Provides < 5 msec latency for all hardware and software?
No. KMixer adds 30 msec of latency.
Resolving the Limitations of WDM
Fortunately, the WDM has a provision for driver extensions. The WDM DDK provides a function named IoRegisterDeviceInterface through which any kernel mode driver can "advertise" that it has custom behavior. A user-mode application can then query the system for registered drivers, and communicate directly with them via the user-mode DeviceIoControl function by sending I/O controls (IOCTLs).
This mechanism suggests a way to work around the KMixer issue in WDM. If all hardware vendors can agree on a common set of IOCTLs, and expose these IOCTLs as standard WDM registered device interfaces, then we have an ideal solution that all software vendors can use.
A further benefit of IOCTLs is that drivers use them as the underpinnings of their support for ASIO or EASI user-mode APIs. So a kernel-mode solution based on IOCTLs will be compatible with existing applications that support ASIO or EASI. In fact, any hardware vendor who is considering ASIO or EASI support under Win2k is going to have to build a mechanism like this anyway.

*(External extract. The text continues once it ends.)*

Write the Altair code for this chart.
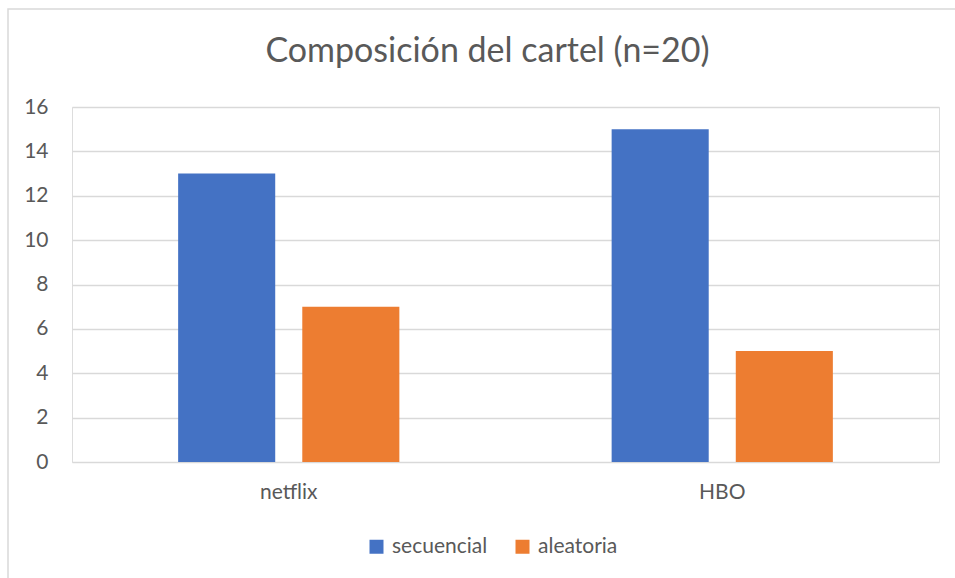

To summarize, an IOCTL solution provides low-latency audio across the board for all Windows audio applications. A solution based on WDM plus IOCTLs has all of the desirable properties mentioned elsewhere in the paper:
- Single kernel-mode driver component
- Usable within kernel mode as well as user mode
- Cross platform on Win9x and WinNT
- Easy to implement
- Very low latency
- Free of political or legal baggage
The Windows Professional Audio Roundtable
At the February 2000 NAMM show, Cakewalk sponsored the first annual Windows Professional Audio Roundtable. Among the attendees were representatives from NemeSys, Microsoft, Bitheadz, Emagic, IBM, IQS, Propellorheads, MIDI Manufacturers Association, Sonic Foundry, Sound Quest, Steinberg and Syntrillium. AMD, Creative/Emu, Crystal, Digigram, DAL, Echo, Gadget Labs, Guillemot, Lynx, Roland, Terratec and Yamaha represented the hardware community.
At this meeting, Cakewalk proposed using IOCTL extensions to WDM and enlisted the aid of the audio hardware community in creating an actual deliverable design. The initial response to our proposal was overwhelmingly positive. Cakewalk fully intends to see this project to fruition, and openly invites any and all companies to participate in the design.
Figure 1. Driver Componentry on Win2k/WDM
This figure shows the componentry given today's status quo of API and driver proliferation. Each component provided by the hardware vendor is drawn with a double outline. A total of 5 components is required.
Working from the top down, we see that a host application has a choice of 4 application program interfaces (APIs) by which it can communicate with the audio hardware. Each API is implemented within its own user-mode component, typically a 32-bit DLL.
To communicate with lower level drivers, each user-mode DLL uses an I/O control (IOCTL) interface. In the case of MME and DirectSound, these IOCTLs are defined by the WDM kernel-streaming interface. In the case of ASIO and EASI, these IOCTLs are left open-ended, which means each vendor implements their own "private" version.
The IOCTL interface talks down to a kernel mode driver. If MME, DirectSound, ASIO and EASI is desired, then 3 conceptually different kernel model elements are required. Finally, the hardware abstraction layer, a.k.a., HAL, strictly controls all hardware access.
Figure 2. Simplified Driver Componentry
This figure illustrates the reduced componentry that is possible with a shared IOCTL interface to the WDM mini-port. The hardware vendor needs only supply a single component with an extended IOCTL interface.
Because the single driver component is still a WDM mini-port driver, host applications will still enjoy access to the Windows APIs such as MME/wave and DirectSound, enabling support for wave editors, games and legacy applications.
For high performance low-latency streaming, the host application communicates directly with the adapter driver via the proposed open IOCTL extensions to WDM. Applications which need to talk to hardware the ASIO or EASI APIs can continue to do so by implementing a thin "wrapper layer" on top of the IOCTL interface.